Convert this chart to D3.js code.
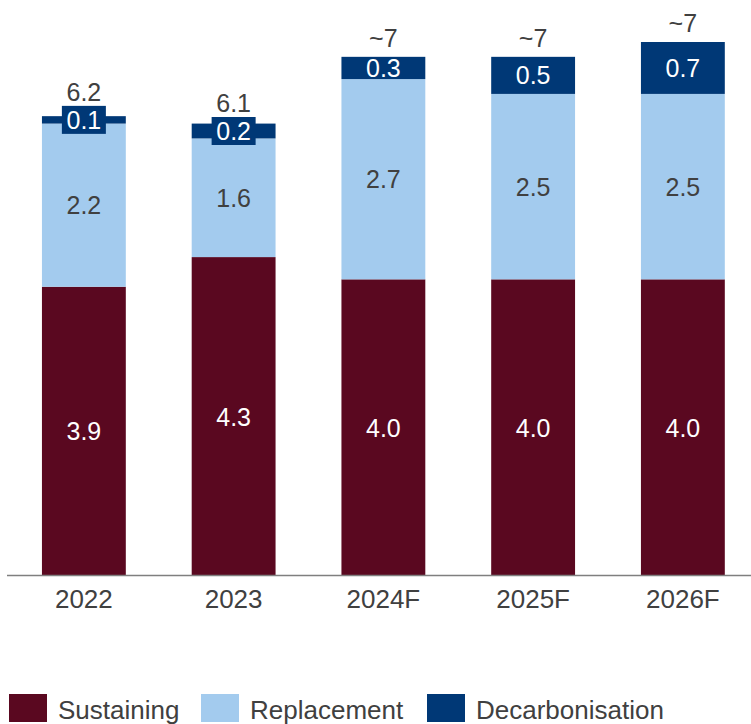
<!DOCTYPE html>
<html>
<head>
<meta charset="utf-8">
<script src="https://cdn.jsdelivr.net/npm/d3@7"></script>
<style>
  html, body { margin: 0; padding: 0; background: #ffffff; }
  svg { display: block; font-family: "Liberation Sans", Arial, sans-serif; }
</style>
</head>
<body>
<svg id="chart" width="751" height="724"></svg>
<script>
// Capital expenditure by category (US$ bn)
const years = ["2022", "2023", "2024F", "2025F", "2026F"];
const sustaining = [3.9, 4.3, 4.0, 4.0, 4.0];
const replacement = [2.2, 1.6, 2.7, 2.5, 2.5];
const decarbonisation = [0.1, 0.2, 0.3, 0.5, 0.7];
const totalLabels = ["6.2", "6.1", "~7", "~7", "~7"];
const seriesNames = ["Sustaining", "Replacement", "Decarbonisation"];

const colors = {
  Sustaining: "#5a0820",
  Replacement: "#a3cbee",
  Decarbonisation: "#003876"
};
const textDark = "#404040";

const rows = years.map((y, i) => ({
  year: y,
  Sustaining: sustaining[i],
  Replacement: replacement[i],
  Decarbonisation: decarbonisation[i],
  total: totalLabels[i]
}));

const svg = d3.select("#chart");

const x = d3.scaleBand()
  .domain(years)
  .range([9, 757.75])
  .paddingInner(0.44)
  .paddingOuter(0.22);

const y = d3.scaleLinear()
  .domain([0, 7.2])
  .range([576, 42]);

const stacked = d3.stack().keys(seriesNames)(rows);

// stacked bar segments
const layers = svg.append("g")
  .selectAll("g")
  .data(stacked)
  .join("g")
  .attr("fill", d => colors[d.key]);

layers.selectAll("rect")
  .data(d => d.map(p => ({ key: d.key, p })))
  .join("rect")
  .attr("x", d => x(d.p.data.year))
  .attr("y", d => y(d.p[1]))
  .attr("width", x.bandwidth())
  .attr("height", d => y(d.p[0]) - y(d.p[1]));

// segment value labels
const labelG = svg.append("g")
  .attr("font-size", 25)
  .attr("text-anchor", "middle");

// where each total label sits (bottom edge of its text)
const totalBase = {};
stacked.forEach(layer => {
  layer.forEach(p => {
    const yr = p.data.year;
    const val = p.data[layer.key];
    const cx = x(yr) + x.bandwidth() / 2;
    const top = y(p[1]);
    const bottom = y(p[0]);
    const cy = (top + bottom) / 2;
    const fill = layer.key === "Replacement" ? textDark : "#ffffff";
    if (layer.key === "Decarbonisation") {
      totalBase[yr] = top - 10;
      if (bottom - top < 20) {
        // label tag for thin segments
        labelG.append("rect")
          .attr("x", cx - 22)
          .attr("y", cy - 14)
          .attr("width", 44)
          .attr("height", 28)
          .attr("fill", colors.Decarbonisation);
        totalBase[yr] = cy - 14 - 5;
      }
    }
    labelG.append("text")
      .attr("x", cx)
      .attr("y", cy)
      .attr("dy", "0.36em")
      .attr("fill", fill)
      .text(d3.format(".1f")(val));
  });
});

// totals above bars
svg.append("g")
  .attr("font-size", 25)
  .attr("text-anchor", "middle")
  .attr("fill", textDark)
  .selectAll("text")
  .data(rows)
  .join("text")
  .attr("x", d => x(d.year) + x.bandwidth() / 2)
  .attr("y", d => totalBase[d.year])
  .text(d => d.total);

// category axis
const axis = svg.append("g")
  .attr("transform", "translate(0,576)")
  .call(d3.axisBottom(x).tickSize(0).tickPadding(14));
axis.select(".domain").remove();
axis.selectAll("text")
  .attr("font-size", 26)
  .attr("font-family", "Liberation Sans, Arial, sans-serif")
  .attr("fill", textDark)
  .attr("dy", "0.71em");

svg.append("line")
  .attr("x1", 7).attr("x2", 751)
  .attr("y1", 575.5).attr("y2", 575.5)
  .attr("stroke", "#7f7f7f")
  .attr("stroke-width", 1.5);

// legend
const legendX = [9, 201, 427];
const legend = svg.append("g")
  .selectAll("g")
  .data(seriesNames)
  .join("g")
  .attr("transform", (d, i) => `translate(${legendX[i]},694)`);

legend.append("rect")
  .attr("width", 38)
  .attr("height", 28)
  .attr("fill", d => colors[d]);

legend.append("text")
  .attr("x", 49)
  .attr("y", 25)
  .attr("font-size", 26)
  .attr("fill", textDark)
  .text(d => d);
</script>
</body>
</html>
•••
Your task is to reproduce all of the material exactly. The pictures stay out.

Convert this chart to D3.js code.
<!DOCTYPE html>
<html>
<head>
<meta charset="utf-8">
<script src="https://cdn.jsdelivr.net/npm/d3@7"></script>
<style>
  html, body { margin: 0; padding: 0; background: #ffffff; }
  svg { display: block; font-family: "Liberation Sans", Arial, sans-serif; }
</style>
</head>
<body>
<svg id="chart" width="751" height="724"></svg>
<script>
// Capital expenditure by category (US$ bn)
const years = ["2022", "2023", "2024F", "2025F", "2026F"];
const sustaining = [3.9, 4.3, 4.0, 4.0, 4.0];
const replacement = [2.2, 1.6, 2.7, 2.5, 2.5];
const decarbonisation = [0.1, 0.2, 0.3, 0.5, 0.7];
const totalLabels = ["6.2", "6.1", "~7", "~7", "~7"];
const seriesNames = ["Sustaining", "Replacement", "Decarbonisation"];

const colors = {
  Sustaining: "#5a0820",
  Replacement: "#a3cbee",
  Decarbonisation: "#003876"
};
const textDark = "#404040";

const rows = years.map((y, i) => ({
  year: y,
  Sustaining: sustaining[i],
  Replacement: replacement[i],
  Decarbonisation: decarbonisation[i],
  total: totalLabels[i]
}));

const svg = d3.select("#chart");

const x = d3.scaleBand()
  .domain(years)
  .range([9, 757.75])
  .paddingInner(0.44)
  .paddingOuter(0.22);

const y = d3.scaleLinear()
  .domain([0, 7.2])
  .range([576, 42]);

const stacked = d3.stack().keys(seriesNames)(rows);

// stacked bar segments
const layers = svg.append("g")
  .selectAll("g")
  .data(stacked)
  .join("g")
  .attr("fill", d => colors[d.key]);

layers.selectAll("rect")
  .data(d => d.map(p => ({ key: d.key, p })))
  .join("rect")
  .attr("x", d => x(d.p.data.year))
  .attr("y", d => y(d.p[1]))
  .attr("width", x.bandwidth())
  .attr("height", d => y(d.p[0]) - y(d.p[1]));

// segment value labels
const labelG = svg.append("g")
  .attr("font-size", 25)
  .attr("text-anchor", "middle");

// where each total label sits (bottom edge of its text)
const totalBase = {};
stacked.forEach(layer => {
  layer.forEach(p => {
    const yr = p.data.year;
    const val = p.data[layer.key];
    const cx = x(yr) + x.bandwidth() / 2;
    const top = y(p[1]);
    const bottom = y(p[0]);
    const cy = (top + bottom) / 2;
    const fill = layer.key === "Replacement" ? textDark : "#ffffff";
    if (layer.key === "Decarbonisation") {
      totalBase[yr] = top - 10;
      if (bottom - top < 20) {
        // label tag for thin segments
        labelG.append("rect")
          .attr("x", cx - 22)
          .attr("y", cy - 14)
          .attr("width", 44)
          .attr("height", 28)
          .attr("fill", colors.Decarbonisation);
        totalBase[yr] = cy - 14 - 5;
      }
    }
    labelG.append("text")
      .attr("x", cx)
      .attr("y", cy)
      .attr("dy", "0.36em")
      .attr("fill", fill)
      .text(d3.format(".1f")(val));
  });
});

// totals above bars
svg.append("g")
  .attr("font-size", 25)
  .attr("text-anchor", "middle")
  .attr("fill", textDark)
  .selectAll("text")
  .data(rows)
  .join("text")
  .attr("x", d => x(d.year) + x.bandwidth() / 2)
  .attr("y", d => totalBase[d.year])
  .text(d => d.total);

// category axis
const axis = svg.append("g")
  .attr("transform", "translate(0,576)")
  .call(d3.axisBottom(x).tickSize(0).tickPadding(14));
axis.select(".domain").remove();
axis.selectAll("text")
  .attr("font-size", 26)
  .attr("font-family", "Liberation Sans, Arial, sans-serif")
  .attr("fill", textDark)
  .attr("dy", "0.71em");

svg.append("line")
  .attr("x1", 7).attr("x2", 751)
  .attr("y1", 575.5).attr("y2", 575.5)
  .attr("stroke", "#7f7f7f")
  .attr("stroke-width", 1.5);

// legend
const legendX = [9, 201, 427];
const legend = svg.append("g")
  .selectAll("g")
  .data(seriesNames)
  .join("g")
  .attr("transform", (d, i) => `translate(${legendX[i]},694)`);

legend.append("rect")
  .attr("width", 38)
  .attr("height", 28)
  .attr("fill", d => colors[d]);

legend.append("text")
  .attr("x", 49)
  .attr("y", 25)
  .attr("font-size", 26)
  .attr("fill", textDark)
  .text(d => d);
</script>
</body>
</html>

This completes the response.